Das ist ohnehin Ihre Spezialität. Die Romane über den mexikanischen Drogenkrieg sollen sogar Gesprächsthema bei den Kartellen selbst gewesen sein.
Anfangs hatte ich mir durch Blogs, Zeitungsartikel, Unterlagen aus Gerichtsverhandlungen und von verschiedenen Behörden alle Informationen über den Drogenkrieg beschafft, die ich bekommen konnte. Aber ich wollte die Beteiligten im Buch möglichst authentisch beschreiben. Deshalb führte ich mit denjenigen Kriminellen Interviews, die im Gefängnis saßen. Es war interessant für mich, diesen Personen gegenüber zu sitzen. Ich fragte sie: Was hast du gedacht? Wie hast du dich gefühlt? Natürlich sind die Antworten oft abscheulich – das sind schließlich Mörder, Entführer, Vergewaltiger. Aber es ist ihre Sicht der Dinge. Da ich jahrelang als Privatdetektiv gearbeitet habe, kannte ich diese Art von Begegnungen und konnte damit umgehen.

Sie verfügen dadurch über viele Insider-Informationen. Macht sie das nicht zur Bedrohung für die Kartelle?
Natürlich beherzige ich einige Sicherheitsvorkehrungen. Zum Beispiel werde ich wohl in nächster Zeit eher nicht nach Mexiko reisen.
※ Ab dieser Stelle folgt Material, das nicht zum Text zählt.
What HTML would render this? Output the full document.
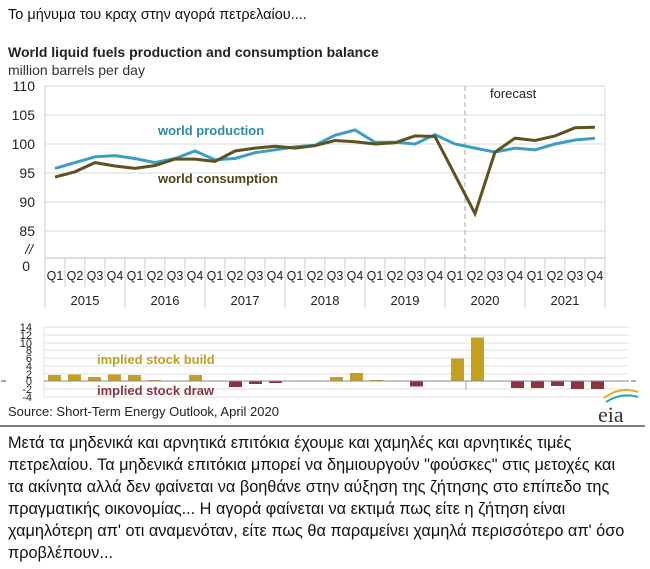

Aber ich bin nur Romanautor, ich enthülle keine neuen Fakten, sondern füge bereits bekanntes zu einem Muster zusammen. Wirklich gefährlich ist es für die mexikanischen Journalisten. Hunderte von ihnen wurden schon ermordet oder umgebracht. Sie sind die wirklich mutigen, nicht ich. Außerdem bin ich Amerikaner und genieße dadurch ein gewisses Maß an Sicherheit. Derzeit haben es die Kartelle ziemlich gut und das werden sie nicht gefährden, indem sie einen US-Amerikaner in dessen Heimatland ermorden.

Stattdessen scheinen sie von Ihren Geschichten inspiriert zu sein. Die letzte Flucht des Drogenboss "El Chapo" Guzmán aus dem Gefängnis ist genauso passiert, wie Sie es zuvor in "Das Kartell" beschrieben hatten.
Es wirkte, als hätte ich es vorausgesehen, dabei war es einfach vorhersehbar für jeden, der sich mit den Kartellen und dem Drogenkrieg beschäftigte. Es konnte gar nicht anders sein. 

Sie schreiben in "Das Kartell" auch darüber, dass ein Drogenboss sich mit einem Drehbuchautor trifft, weil er ein Film über sein Leben produzieren lassen will.
Mein Lektor meinte anfangs, diese Geschichte sei zu weit hergeholt. Aber ich sagte nur: Warte mal ab. Und tatsächlich ist etwas ganz ähnliches passiert: Guzmán hat sich mit Sean Penn getroffen.

"El Chapo" Guzmán ist quasi das reale Pendant zu einer Ihrer Haupt-Romanfiguren. Hat es Sie gestört, dass Sean Penn ein Interview mit ihm führen durfte, nicht Sie?
Ich mag Sean Penn, aber das Stück für den Rolling Stone war ein Witz. Ihm fehlte wahrscheinlich einfach der Hintergrund. Er wusste nicht, was Guzmán alles getan hat. Ich wünschte, er hätte ihm andere Fragen gestellt. Wen interessiert es, dass Guzmán seine Kinder liebt? Ich liebe mein Kind auch, so ist das eben. Aber wegen ihm sind unzählige Menschen tot – auch Kinder. Das interessiert ihn aber nicht.

Wird es von Ihnen ein weiteres Buch über den mexikanischen Drogenkrieg geben?
Ich beschäftige mich damit seit über 20 Jahren. Die Arbeit an den Romanen hat mich verändert. Früher wollten die Kriminellen ihre Gräueltaten noch verheimlichen, heute schicken sie mir Videos davon. Das Problem ist: Wenn du einmal etwas gesehen hast, kannst du das nicht rückgängig machen. Es ist wie ein Film, der sich wieder und wieder an deinen Augenlidern abspielt. Ich denke, ich bin fertig mit dem Thema.